━━━━━ MATERIAL PROVIDED

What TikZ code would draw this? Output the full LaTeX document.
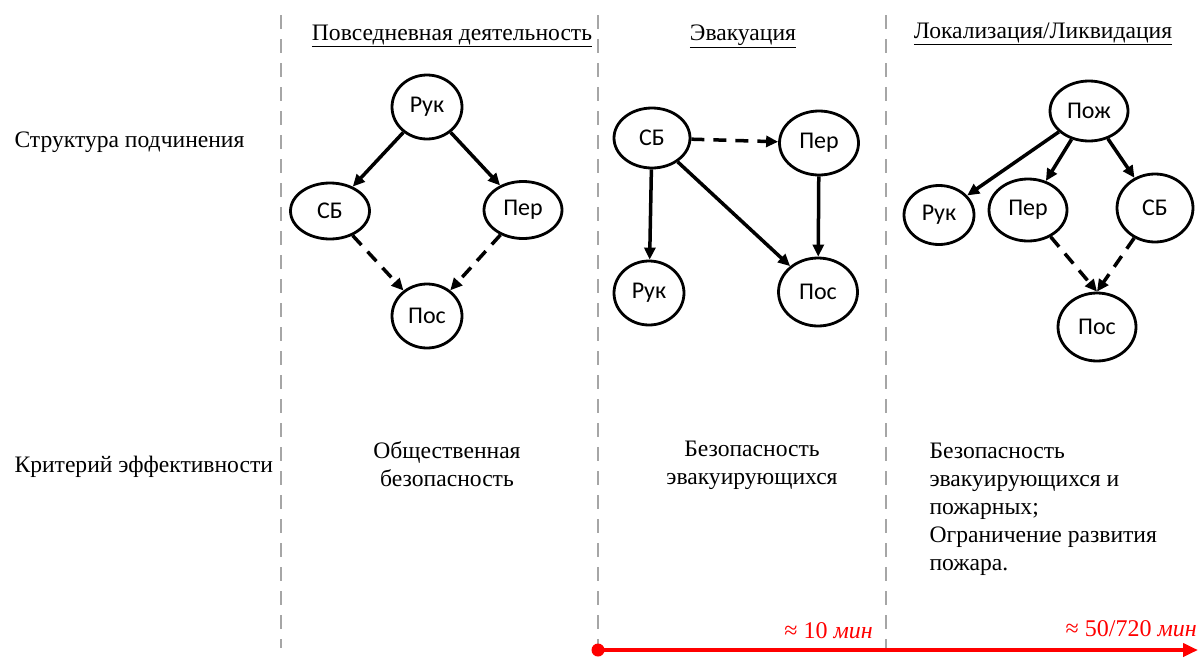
\documentclass[tikz,border=0pt]{standalone}
\usepackage{fontspec}
\setmainfont{Liberation Serif}
\newfontfamily\calfont{Carlito}
\usetikzlibrary{arrows.meta,shapes.geometric}
\begin{document}
\begin{tikzpicture}[x=1pt,y=-1pt,
  st/.style={ellipse, draw, line width=2.8pt, inner sep=0pt, font=\calfont\fontsize{24}{26}\selectfont},
  solidarr/.style={line width=3.5pt, -{Triangle[length=12pt,width=11pt]}},
  dasharr/.style={solidarr, dash pattern=on 13pt off 9pt},
  sep/.style={draw=gray!70, line width=1.6pt, dash pattern=on 14pt off 10pt},
  lbl/.style={font=\fontsize{23.6}{28}\selectfont},
  hdr/.style={font=\fontsize{23.6}{26}\selectfont},
  tl/.style={text=red, font=\fontsize{24}{26}\selectfont, inner sep=0pt}
]
\useasboundingbox (0,0) rectangle (1200,659);
% separators
\foreach \x/\n in {281/a,598/b,886/c}{
  \coordinate (\n top) at (\x,15);
  \coordinate (\n bot) at (\x,648);
  \draw[sep] (\n top) -- (\n bot);
}
% headers
\node[hdr] (h1) at (452,36) {\underline{Повседневная деятельность}};
\node[hdr] (h2) at (743,36) {\underline{Эвакуация}};
\node[hdr] (h3) at (1043,34) {\underline{Локализация/Ликвидация}};
% row labels
\node[lbl, anchor=west] (r1) at (11,142) {Структура подчинения};
\node[lbl, anchor=west] (r2) at (11,467) {Критерий эффективности};
% column 1
\node[st, minimum width=70pt, minimum height=64pt] (ruk1) at (427,107) {Рук};
\node[st, minimum width=79pt, minimum height=56pt] (sb1) at (330,211) {СБ};
\node[st, minimum width=78pt, minimum height=57pt] (per1) at (523,210) {Пер};
\node[st, minimum width=70pt, minimum height=64pt] (pos1) at (427,316) {Пос};
\draw[solidarr] (ruk1) -- (sb1);
\draw[solidarr] (ruk1) -- (per1);
\draw[dasharr] (sb1) -- (pos1);
\draw[dasharr] (per1) -- (pos1);
% column 2
\node[st, minimum width=76pt, minimum height=60pt] (sb2) at (652,138) {СБ};
\node[st, minimum width=79pt, minimum height=64pt] (per2) at (819,143) {Пер};
\node[st, minimum width=70pt, minimum height=64pt] (ruk2) at (649,293) {Рук};
\node[st, minimum width=79pt, minimum height=68pt] (pos2) at (818,292) {Пос};
\draw[dasharr] (sb2) -- (per2);
\draw[solidarr] (sb2) -- (ruk2);
\draw[solidarr] (sb2) -- (pos2);
\draw[solidarr] (per2) -- (pos2);
% column 3
\node[st, minimum width=78pt, minimum height=60pt] (poj3) at (1089,111) {Пож};
\node[st, minimum width=70pt, minimum height=59pt] (ruk3) at (939,215) {Рук};
\node[st, minimum width=78pt, minimum height=62pt] (per3) at (1028,210) {Пер};
\node[st, minimum width=76pt, minimum height=68pt] (sb3) at (1155,208) {СБ};
\node[st, minimum width=78pt, minimum height=68pt] (pos3) at (1097,327) {Пос};
\draw[solidarr] (poj3) -- (ruk3);
\draw[solidarr] (poj3) -- (per3);
\draw[solidarr] (poj3) -- (sb3);
\draw[dasharr] (per3) -- (pos3.north);
\draw[dasharr] (sb3) -- (pos3.north);
% criteria
\node[lbl, align=center] (c1) at (447,464) {Общественная\\безопасность};
\node[lbl, align=center] (c2) at (752,465) {Безопасность\\эвакуирующихся};
\node[lbl, align=left, anchor=west] (c3) at (926,509) {Безопасность\\эвакуирующихся и\\пожарных;\\Ограничение развития\\пожара.};
% timeline
\node[circle, fill=red, minimum size=13pt, inner sep=0pt] (t0) at (598,650) {};
\coordinate (t1) at (1198,650);
\draw[red, line width=4pt, -{Triangle[length=15pt,width=13pt]}] (t0.center) -- (t1);
\node[tl, anchor=base east] (l10) at (873,638) {≈ 10 \textit{мин}};
\node[tl, anchor=base east] (l50) at (1197,636) {≈ 50/720 \textit{мин}};
\end{tikzpicture}
\end{document}
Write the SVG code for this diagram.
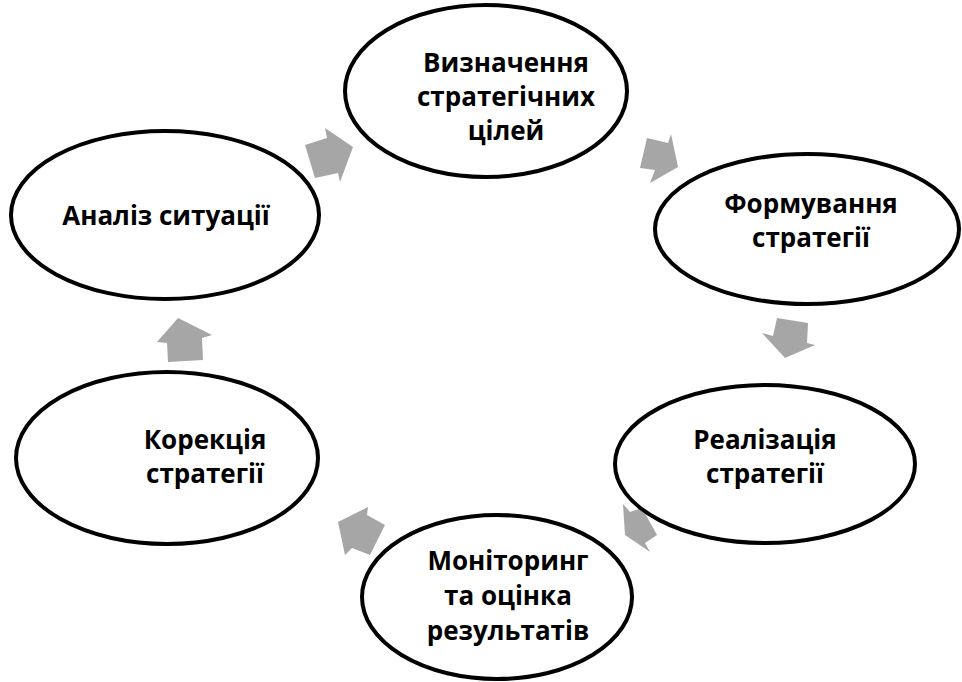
<svg xmlns="http://www.w3.org/2000/svg" width="962" height="682" viewBox="0 0 962 682">
<style>
.node ellipse{fill:#fff;stroke:#000;stroke-width:4}
.node text{font-family:"Open Sans","Liberation Sans",sans-serif;font-weight:bold;font-size:26px;fill:#000;text-anchor:middle}
.arr polygon{fill:#a6a6a6;stroke:none}
</style>
<rect width="962" height="682" fill="#fff"/>
<g id="connectors" class="arr">
<polygon points="305,145 327,138 325,128 353,147 340,182 338,173 315,178"/>
<polygon points="647,138 668,143 671,134 678,167 650,183 655,170 640,168"/>
<polygon points="777,318 808,323 807,343 815,345 785,358 762,333 773,336"/>
<polygon points="642,508 657,535 645,543 650,552 625,535 623,504 630,512"/>
<polygon points="338,522 368,507 367,515 385,525 370,555 352,548 345,555"/>
<polygon points="178,318 212,335 202,338 203,360 168,362 167,343 157,342"/>
</g>
<g id="n1" class="node">
<ellipse cx="486" cy="91" rx="141" ry="86"/>
<text x="506" y="72">Визначення</text>
<text x="506" y="106">стратегічних</text>
<text x="506" y="140">цілей</text>
</g>
<g id="n2" class="node">
<ellipse cx="807" cy="229" rx="152" ry="75"/>
<text x="811" y="213">Формування</text>
<text x="811" y="247">стратегії</text>
</g>
<g id="n3" class="node">
<ellipse cx="765" cy="464" rx="150" ry="79"/>
<text x="765" y="449">Реалізація</text>
<text x="765" y="483">стратегії</text>
</g>
<g id="n4" class="node">
<ellipse cx="497" cy="597" rx="135" ry="82"/>
<text x="508" y="570">Моніторинг</text>
<text x="508" y="605">та оцінка</text>
<text x="508" y="640">результатів</text>
</g>
<g id="n5" class="node">
<ellipse cx="167" cy="458" rx="151" ry="86"/>
<text x="205" y="449">Корекція</text>
<text x="205" y="483">стратегії</text>
</g>
<g id="n6" class="node">
<ellipse cx="165" cy="215" rx="154" ry="84"/>
<text x="166" y="225">Аналіз ситуації</text>
</g>
</svg>
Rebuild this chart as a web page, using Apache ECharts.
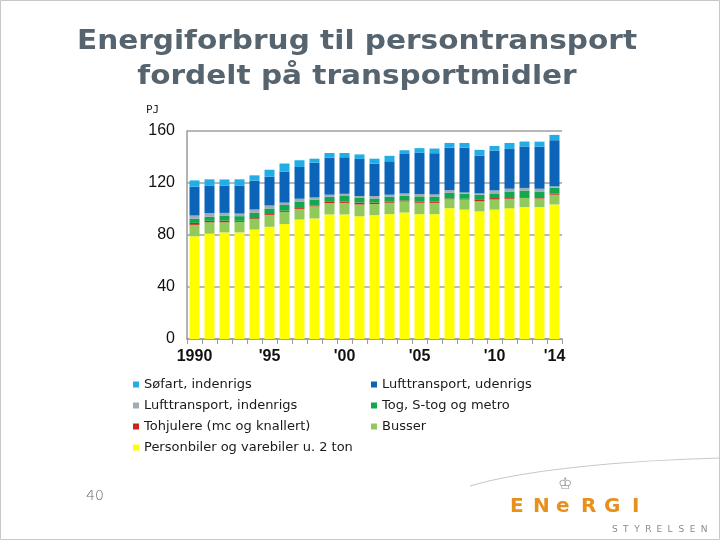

━━━━━━━━━━

WHAT TO WORK ON - Leave out every picture and copy the rest of the records exactly.

EXERCISE ANSWER -
What TikZ code would draw this? Output the full LaTeX document.
\documentclass[tikz,border=0pt]{standalone}
\usepackage{fontspec}
\setmainfont{Liberation Serif}
\newfontfamily\calfont{Carlito}
\usetikzlibrary{arrows.meta,shapes.geometric}
\begin{document}
\begin{tikzpicture}[x=1pt,y=-1pt,
  st/.style={ellipse, draw, line width=2.8pt, inner sep=0pt, font=\calfont\fontsize{24}{26}\selectfont},
  solidarr/.style={line width=3.5pt, -{Triangle[length=12pt,width=11pt]}},
  dasharr/.style={solidarr, dash pattern=on 13pt off 9pt},
  sep/.style={draw=gray!70, line width=1.6pt, dash pattern=on 14pt off 10pt},
  lbl/.style={font=\fontsize{23.6}{28}\selectfont},
  hdr/.style={font=\fontsize{23.6}{26}\selectfont},
  tl/.style={text=red, font=\fontsize{24}{26}\selectfont, inner sep=0pt}
]
\useasboundingbox (0,0) rectangle (1200,659);
% separators
\foreach \x/\n in {281/a,598/b,886/c}{
  \coordinate (\n top) at (\x,15);
  \coordinate (\n bot) at (\x,648);
  \draw[sep] (\n top) -- (\n bot);
}
% headers
\node[hdr] (h1) at (452,36) {\underline{Повседневная деятельность}};
\node[hdr] (h2) at (743,36) {\underline{Эвакуация}};
\node[hdr] (h3) at (1043,34) {\underline{Локализация/Ликвидация}};
% row labels
\node[lbl, anchor=west] (r1) at (11,142) {Структура подчинения};
\node[lbl, anchor=west] (r2) at (11,467) {Критерий эффективности};
% column 1
\node[st, minimum width=70pt, minimum height=64pt] (ruk1) at (427,107) {Рук};
\node[st, minimum width=79pt, minimum height=56pt] (sb1) at (330,211) {СБ};
\node[st, minimum width=78pt, minimum height=57pt] (per1) at (523,210) {Пер};
\node[st, minimum width=70pt, minimum height=64pt] (pos1) at (427,316) {Пос};
\draw[solidarr] (ruk1) -- (sb1);
\draw[solidarr] (ruk1) -- (per1);
\draw[dasharr] (sb1) -- (pos1);
\draw[dasharr] (per1) -- (pos1);
% column 2
\node[st, minimum width=76pt, minimum height=60pt] (sb2) at (652,138) {СБ};
\node[st, minimum width=79pt, minimum height=64pt] (per2) at (819,143) {Пер};
\node[st, minimum width=70pt, minimum height=64pt] (ruk2) at (649,293) {Рук};
\node[st, minimum width=79pt, minimum height=68pt] (pos2) at (818,292) {Пос};
\draw[dasharr] (sb2) -- (per2);
\draw[solidarr] (sb2) -- (ruk2);
\draw[solidarr] (sb2) -- (pos2);
\draw[solidarr] (per2) -- (pos2);
% column 3
\node[st, minimum width=78pt, minimum height=60pt] (poj3) at (1089,111) {Пож};
\node[st, minimum width=70pt, minimum height=59pt] (ruk3) at (939,215) {Рук};
\node[st, minimum width=78pt, minimum height=62pt] (per3) at (1028,210) {Пер};
\node[st, minimum width=76pt, minimum height=68pt] (sb3) at (1155,208) {СБ};
\node[st, minimum width=78pt, minimum height=68pt] (pos3) at (1097,327) {Пос};
\draw[solidarr] (poj3) -- (ruk3);
\draw[solidarr] (poj3) -- (per3);
\draw[solidarr] (poj3) -- (sb3);
\draw[dasharr] (per3) -- (pos3.north);
\draw[dasharr] (sb3) -- (pos3.north);
% criteria
\node[lbl, align=center] (c1) at (447,464) {Общественная\\безопасность};
\node[lbl, align=center] (c2) at (752,465) {Безопасность\\эвакуирующихся};
\node[lbl, align=left, anchor=west] (c3) at (926,509) {Безопасность\\эвакуирующихся и\\пожарных;\\Ограничение развития\\пожара.};
% timeline
\node[circle, fill=red, minimum size=13pt, inner sep=0pt] (t0) at (598,650) {};
\coordinate (t1) at (1198,650);
\draw[red, line width=4pt, -{Triangle[length=15pt,width=13pt]}] (t0.center) -- (t1);
\node[tl, anchor=base east] (l10) at (873,638) {≈ 10 \textit{мин}};
\node[tl, anchor=base east] (l50) at (1197,636) {≈ 50/720 \textit{мин}};
\end{tikzpicture}
\end{document}
Write the SVG code for this diagram.
<svg xmlns="http://www.w3.org/2000/svg" width="962" height="682" viewBox="0 0 962 682">
<style>
.node ellipse{fill:#fff;stroke:#000;stroke-width:4}
.node text{font-family:"Open Sans","Liberation Sans",sans-serif;font-weight:bold;font-size:26px;fill:#000;text-anchor:middle}
.arr polygon{fill:#a6a6a6;stroke:none}
</style>
<rect width="962" height="682" fill="#fff"/>
<g id="connectors" class="arr">
<polygon points="305,145 327,138 325,128 353,147 340,182 338,173 315,178"/>
<polygon points="647,138 668,143 671,134 678,167 650,183 655,170 640,168"/>
<polygon points="777,318 808,323 807,343 815,345 785,358 762,333 773,336"/>
<polygon points="642,508 657,535 645,543 650,552 625,535 623,504 630,512"/>
<polygon points="338,522 368,507 367,515 385,525 370,555 352,548 345,555"/>
<polygon points="178,318 212,335 202,338 203,360 168,362 167,343 157,342"/>
</g>
<g id="n1" class="node">
<ellipse cx="486" cy="91" rx="141" ry="86"/>
<text x="506" y="72">Визначення</text>
<text x="506" y="106">стратегічних</text>
<text x="506" y="140">цілей</text>
</g>
<g id="n2" class="node">
<ellipse cx="807" cy="229" rx="152" ry="75"/>
<text x="811" y="213">Формування</text>
<text x="811" y="247">стратегії</text>
</g>
<g id="n3" class="node">
<ellipse cx="765" cy="464" rx="150" ry="79"/>
<text x="765" y="449">Реалізація</text>
<text x="765" y="483">стратегії</text>
</g>
<g id="n4" class="node">
<ellipse cx="497" cy="597" rx="135" ry="82"/>
<text x="508" y="570">Моніторинг</text>
<text x="508" y="605">та оцінка</text>
<text x="508" y="640">результатів</text>
</g>
<g id="n5" class="node">
<ellipse cx="167" cy="458" rx="151" ry="86"/>
<text x="205" y="449">Корекція</text>
<text x="205" y="483">стратегії</text>
</g>
<g id="n6" class="node">
<ellipse cx="165" cy="215" rx="154" ry="84"/>
<text x="166" y="225">Аналіз ситуації</text>
</g>
</svg>
Rebuild this chart as a web page, using Apache ECharts.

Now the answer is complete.